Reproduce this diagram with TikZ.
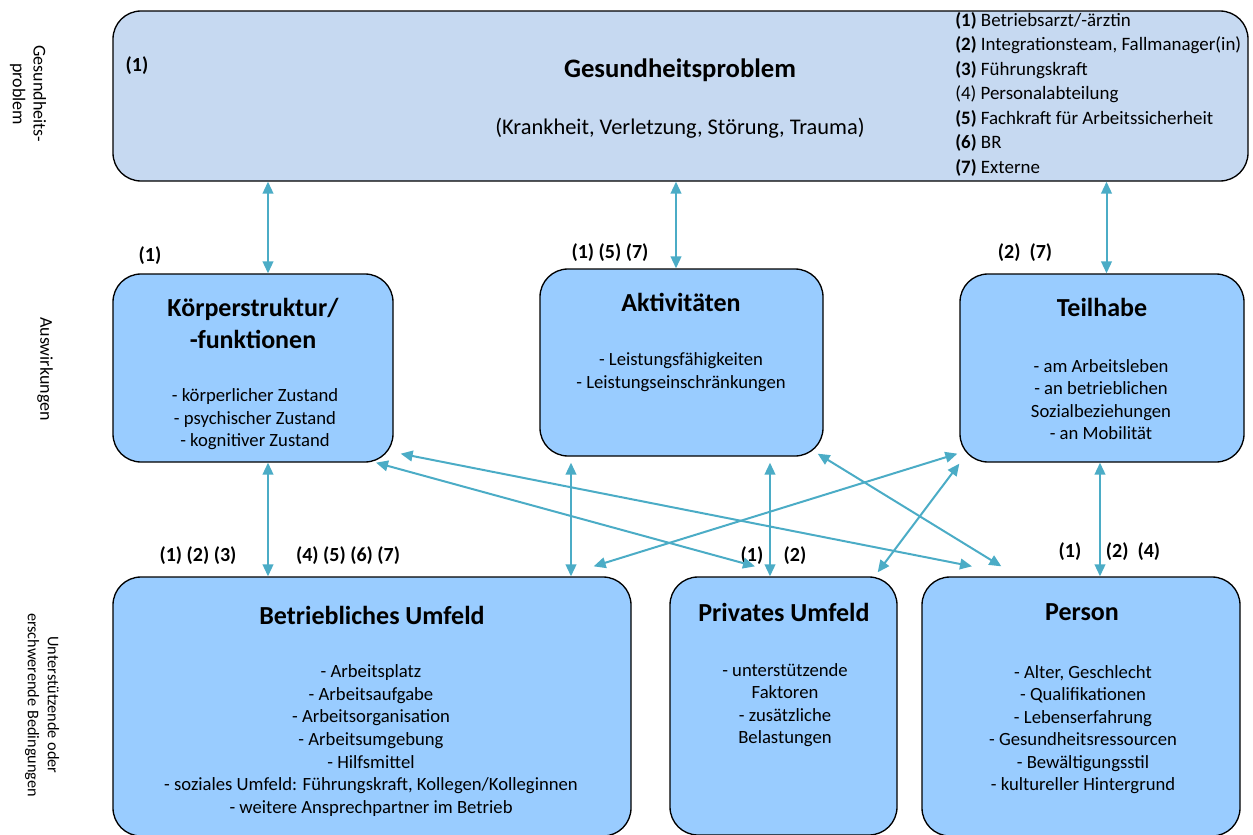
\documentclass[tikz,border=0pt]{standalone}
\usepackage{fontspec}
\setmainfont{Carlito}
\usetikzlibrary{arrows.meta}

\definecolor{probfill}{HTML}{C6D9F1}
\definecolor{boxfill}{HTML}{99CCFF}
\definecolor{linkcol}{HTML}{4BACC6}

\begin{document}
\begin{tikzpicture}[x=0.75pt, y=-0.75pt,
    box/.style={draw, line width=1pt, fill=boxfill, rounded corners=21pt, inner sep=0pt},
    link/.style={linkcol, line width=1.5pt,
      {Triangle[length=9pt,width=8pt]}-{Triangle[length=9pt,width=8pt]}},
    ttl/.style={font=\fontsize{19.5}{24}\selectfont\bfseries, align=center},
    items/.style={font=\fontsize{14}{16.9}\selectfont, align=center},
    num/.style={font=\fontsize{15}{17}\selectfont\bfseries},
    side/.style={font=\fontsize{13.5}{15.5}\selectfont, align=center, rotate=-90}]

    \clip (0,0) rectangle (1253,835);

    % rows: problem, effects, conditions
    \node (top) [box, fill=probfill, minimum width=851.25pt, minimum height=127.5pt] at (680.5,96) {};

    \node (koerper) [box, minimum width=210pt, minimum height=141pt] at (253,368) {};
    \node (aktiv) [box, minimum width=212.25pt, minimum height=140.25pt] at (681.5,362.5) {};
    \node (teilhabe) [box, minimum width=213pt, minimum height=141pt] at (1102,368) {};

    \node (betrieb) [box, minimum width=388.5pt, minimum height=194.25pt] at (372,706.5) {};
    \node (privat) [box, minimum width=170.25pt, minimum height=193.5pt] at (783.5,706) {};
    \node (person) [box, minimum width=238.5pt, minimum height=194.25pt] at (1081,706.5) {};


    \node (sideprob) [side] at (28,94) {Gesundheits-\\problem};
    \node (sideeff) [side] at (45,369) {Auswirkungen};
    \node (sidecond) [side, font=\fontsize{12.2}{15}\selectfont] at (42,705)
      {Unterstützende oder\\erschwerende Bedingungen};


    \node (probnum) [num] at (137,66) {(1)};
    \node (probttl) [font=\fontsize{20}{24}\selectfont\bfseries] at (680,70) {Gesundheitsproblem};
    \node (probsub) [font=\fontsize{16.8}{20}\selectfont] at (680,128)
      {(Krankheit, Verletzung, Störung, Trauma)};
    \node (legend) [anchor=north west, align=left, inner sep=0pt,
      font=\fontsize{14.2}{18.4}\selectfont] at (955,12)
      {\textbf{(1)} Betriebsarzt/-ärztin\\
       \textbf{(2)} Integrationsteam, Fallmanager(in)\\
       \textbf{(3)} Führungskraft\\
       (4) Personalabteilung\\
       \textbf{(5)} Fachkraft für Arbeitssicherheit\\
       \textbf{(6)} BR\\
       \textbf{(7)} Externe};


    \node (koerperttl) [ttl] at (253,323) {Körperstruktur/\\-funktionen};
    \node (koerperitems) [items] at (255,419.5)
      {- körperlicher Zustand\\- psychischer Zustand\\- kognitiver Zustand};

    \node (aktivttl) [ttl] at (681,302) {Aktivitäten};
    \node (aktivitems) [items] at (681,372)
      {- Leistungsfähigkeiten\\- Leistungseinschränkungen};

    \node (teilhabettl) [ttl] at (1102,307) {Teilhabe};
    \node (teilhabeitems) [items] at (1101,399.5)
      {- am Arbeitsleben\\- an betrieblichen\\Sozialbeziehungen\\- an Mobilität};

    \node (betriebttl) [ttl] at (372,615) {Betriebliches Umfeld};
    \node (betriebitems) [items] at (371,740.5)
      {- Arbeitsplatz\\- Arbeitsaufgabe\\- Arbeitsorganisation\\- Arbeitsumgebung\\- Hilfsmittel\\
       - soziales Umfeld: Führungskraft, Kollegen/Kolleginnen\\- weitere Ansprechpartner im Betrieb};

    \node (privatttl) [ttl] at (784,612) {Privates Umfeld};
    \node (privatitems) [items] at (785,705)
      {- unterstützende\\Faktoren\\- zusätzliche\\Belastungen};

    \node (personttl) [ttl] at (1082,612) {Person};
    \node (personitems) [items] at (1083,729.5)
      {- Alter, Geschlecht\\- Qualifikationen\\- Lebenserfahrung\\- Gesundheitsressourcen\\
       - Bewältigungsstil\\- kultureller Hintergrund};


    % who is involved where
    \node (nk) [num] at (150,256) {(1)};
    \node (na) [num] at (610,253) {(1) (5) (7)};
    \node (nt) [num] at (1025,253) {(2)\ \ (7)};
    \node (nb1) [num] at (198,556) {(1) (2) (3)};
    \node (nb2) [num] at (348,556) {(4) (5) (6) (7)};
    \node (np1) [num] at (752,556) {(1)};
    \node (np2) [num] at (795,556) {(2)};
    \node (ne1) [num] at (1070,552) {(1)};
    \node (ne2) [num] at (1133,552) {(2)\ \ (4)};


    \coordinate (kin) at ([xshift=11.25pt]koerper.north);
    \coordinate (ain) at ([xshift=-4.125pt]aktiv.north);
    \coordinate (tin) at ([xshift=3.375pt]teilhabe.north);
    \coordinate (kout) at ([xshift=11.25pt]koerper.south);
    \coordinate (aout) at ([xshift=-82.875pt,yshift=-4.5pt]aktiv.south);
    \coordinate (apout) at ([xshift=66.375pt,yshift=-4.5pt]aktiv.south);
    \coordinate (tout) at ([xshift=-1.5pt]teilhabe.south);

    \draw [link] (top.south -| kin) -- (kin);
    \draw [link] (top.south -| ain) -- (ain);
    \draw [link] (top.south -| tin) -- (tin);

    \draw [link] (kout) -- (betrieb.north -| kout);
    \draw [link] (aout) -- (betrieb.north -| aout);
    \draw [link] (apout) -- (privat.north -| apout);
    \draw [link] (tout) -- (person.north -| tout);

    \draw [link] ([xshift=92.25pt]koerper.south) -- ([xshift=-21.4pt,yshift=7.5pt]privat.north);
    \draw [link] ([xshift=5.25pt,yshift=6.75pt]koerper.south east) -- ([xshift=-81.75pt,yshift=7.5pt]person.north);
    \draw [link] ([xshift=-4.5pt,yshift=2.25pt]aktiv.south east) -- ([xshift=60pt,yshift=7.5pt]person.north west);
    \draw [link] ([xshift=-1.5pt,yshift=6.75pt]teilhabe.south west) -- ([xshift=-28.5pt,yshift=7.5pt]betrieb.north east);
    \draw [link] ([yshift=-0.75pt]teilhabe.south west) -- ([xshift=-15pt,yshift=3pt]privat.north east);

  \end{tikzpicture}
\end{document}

- **TASK PROMPT**: Copy the data word for word. Pictures do not go in the copy.

- **CORRECT RESPONSE**:
Reproduce this diagram with TikZ.
\documentclass[tikz,border=0pt]{standalone}
\usepackage{fontspec}
\setmainfont{Carlito}
\usetikzlibrary{arrows.meta}

\definecolor{probfill}{HTML}{C6D9F1}
\definecolor{boxfill}{HTML}{99CCFF}
\definecolor{linkcol}{HTML}{4BACC6}

\begin{document}
\begin{tikzpicture}[x=0.75pt, y=-0.75pt,
    box/.style={draw, line width=1pt, fill=boxfill, rounded corners=21pt, inner sep=0pt},
    link/.style={linkcol, line width=1.5pt,
      {Triangle[length=9pt,width=8pt]}-{Triangle[length=9pt,width=8pt]}},
    ttl/.style={font=\fontsize{19.5}{24}\selectfont\bfseries, align=center},
    items/.style={font=\fontsize{14}{16.9}\selectfont, align=center},
    num/.style={font=\fontsize{15}{17}\selectfont\bfseries},
    side/.style={font=\fontsize{13.5}{15.5}\selectfont, align=center, rotate=-90}]

    \clip (0,0) rectangle (1253,835);

    % rows: problem, effects, conditions
    \node (top) [box, fill=probfill, minimum width=851.25pt, minimum height=127.5pt] at (680.5,96) {};

    \node (koerper) [box, minimum width=210pt, minimum height=141pt] at (253,368) {};
    \node (aktiv) [box, minimum width=212.25pt, minimum height=140.25pt] at (681.5,362.5) {};
    \node (teilhabe) [box, minimum width=213pt, minimum height=141pt] at (1102,368) {};

    \node (betrieb) [box, minimum width=388.5pt, minimum height=194.25pt] at (372,706.5) {};
    \node (privat) [box, minimum width=170.25pt, minimum height=193.5pt] at (783.5,706) {};
    \node (person) [box, minimum width=238.5pt, minimum height=194.25pt] at (1081,706.5) {};


    \node (sideprob) [side] at (28,94) {Gesundheits-\\problem};
    \node (sideeff) [side] at (45,369) {Auswirkungen};
    \node (sidecond) [side, font=\fontsize{12.2}{15}\selectfont] at (42,705)
      {Unterstützende oder\\erschwerende Bedingungen};


    \node (probnum) [num] at (137,66) {(1)};
    \node (probttl) [font=\fontsize{20}{24}\selectfont\bfseries] at (680,70) {Gesundheitsproblem};
    \node (probsub) [font=\fontsize{16.8}{20}\selectfont] at (680,128)
      {(Krankheit, Verletzung, Störung, Trauma)};
    \node (legend) [anchor=north west, align=left, inner sep=0pt,
      font=\fontsize{14.2}{18.4}\selectfont] at (955,12)
      {\textbf{(1)} Betriebsarzt/-ärztin\\
       \textbf{(2)} Integrationsteam, Fallmanager(in)\\
       \textbf{(3)} Führungskraft\\
       (4) Personalabteilung\\
       \textbf{(5)} Fachkraft für Arbeitssicherheit\\
       \textbf{(6)} BR\\
       \textbf{(7)} Externe};


    \node (koerperttl) [ttl] at (253,323) {Körperstruktur/\\-funktionen};
    \node (koerperitems) [items] at (255,419.5)
      {- körperlicher Zustand\\- psychischer Zustand\\- kognitiver Zustand};

    \node (aktivttl) [ttl] at (681,302) {Aktivitäten};
    \node (aktivitems) [items] at (681,372)
      {- Leistungsfähigkeiten\\- Leistungseinschränkungen};

    \node (teilhabettl) [ttl] at (1102,307) {Teilhabe};
    \node (teilhabeitems) [items] at (1101,399.5)
      {- am Arbeitsleben\\- an betrieblichen\\Sozialbeziehungen\\- an Mobilität};

    \node (betriebttl) [ttl] at (372,615) {Betriebliches Umfeld};
    \node (betriebitems) [items] at (371,740.5)
      {- Arbeitsplatz\\- Arbeitsaufgabe\\- Arbeitsorganisation\\- Arbeitsumgebung\\- Hilfsmittel\\
       - soziales Umfeld: Führungskraft, Kollegen/Kolleginnen\\- weitere Ansprechpartner im Betrieb};

    \node (privatttl) [ttl] at (784,612) {Privates Umfeld};
    \node (privatitems) [items] at (785,705)
      {- unterstützende\\Faktoren\\- zusätzliche\\Belastungen};

    \node (personttl) [ttl] at (1082,612) {Person};
    \node (personitems) [items] at (1083,729.5)
      {- Alter, Geschlecht\\- Qualifikationen\\- Lebenserfahrung\\- Gesundheitsressourcen\\
       - Bewältigungsstil\\- kultureller Hintergrund};


    % who is involved where
    \node (nk) [num] at (150,256) {(1)};
    \node (na) [num] at (610,253) {(1) (5) (7)};
    \node (nt) [num] at (1025,253) {(2)\ \ (7)};
    \node (nb1) [num] at (198,556) {(1) (2) (3)};
    \node (nb2) [num] at (348,556) {(4) (5) (6) (7)};
    \node (np1) [num] at (752,556) {(1)};
    \node (np2) [num] at (795,556) {(2)};
    \node (ne1) [num] at (1070,552) {(1)};
    \node (ne2) [num] at (1133,552) {(2)\ \ (4)};


    \coordinate (kin) at ([xshift=11.25pt]koerper.north);
    \coordinate (ain) at ([xshift=-4.125pt]aktiv.north);
    \coordinate (tin) at ([xshift=3.375pt]teilhabe.north);
    \coordinate (kout) at ([xshift=11.25pt]koerper.south);
    \coordinate (aout) at ([xshift=-82.875pt,yshift=-4.5pt]aktiv.south);
    \coordinate (apout) at ([xshift=66.375pt,yshift=-4.5pt]aktiv.south);
    \coordinate (tout) at ([xshift=-1.5pt]teilhabe.south);

    \draw [link] (top.south -| kin) -- (kin);
    \draw [link] (top.south -| ain) -- (ain);
    \draw [link] (top.south -| tin) -- (tin);

    \draw [link] (kout) -- (betrieb.north -| kout);
    \draw [link] (aout) -- (betrieb.north -| aout);
    \draw [link] (apout) -- (privat.north -| apout);
    \draw [link] (tout) -- (person.north -| tout);

    \draw [link] ([xshift=92.25pt]koerper.south) -- ([xshift=-21.4pt,yshift=7.5pt]privat.north);
    \draw [link] ([xshift=5.25pt,yshift=6.75pt]koerper.south east) -- ([xshift=-81.75pt,yshift=7.5pt]person.north);
    \draw [link] ([xshift=-4.5pt,yshift=2.25pt]aktiv.south east) -- ([xshift=60pt,yshift=7.5pt]person.north west);
    \draw [link] ([xshift=-1.5pt,yshift=6.75pt]teilhabe.south west) -- ([xshift=-28.5pt,yshift=7.5pt]betrieb.north east);
    \draw [link] ([yshift=-0.75pt]teilhabe.south west) -- ([xshift=-15pt,yshift=3pt]privat.north east);

  \end{tikzpicture}
\end{document}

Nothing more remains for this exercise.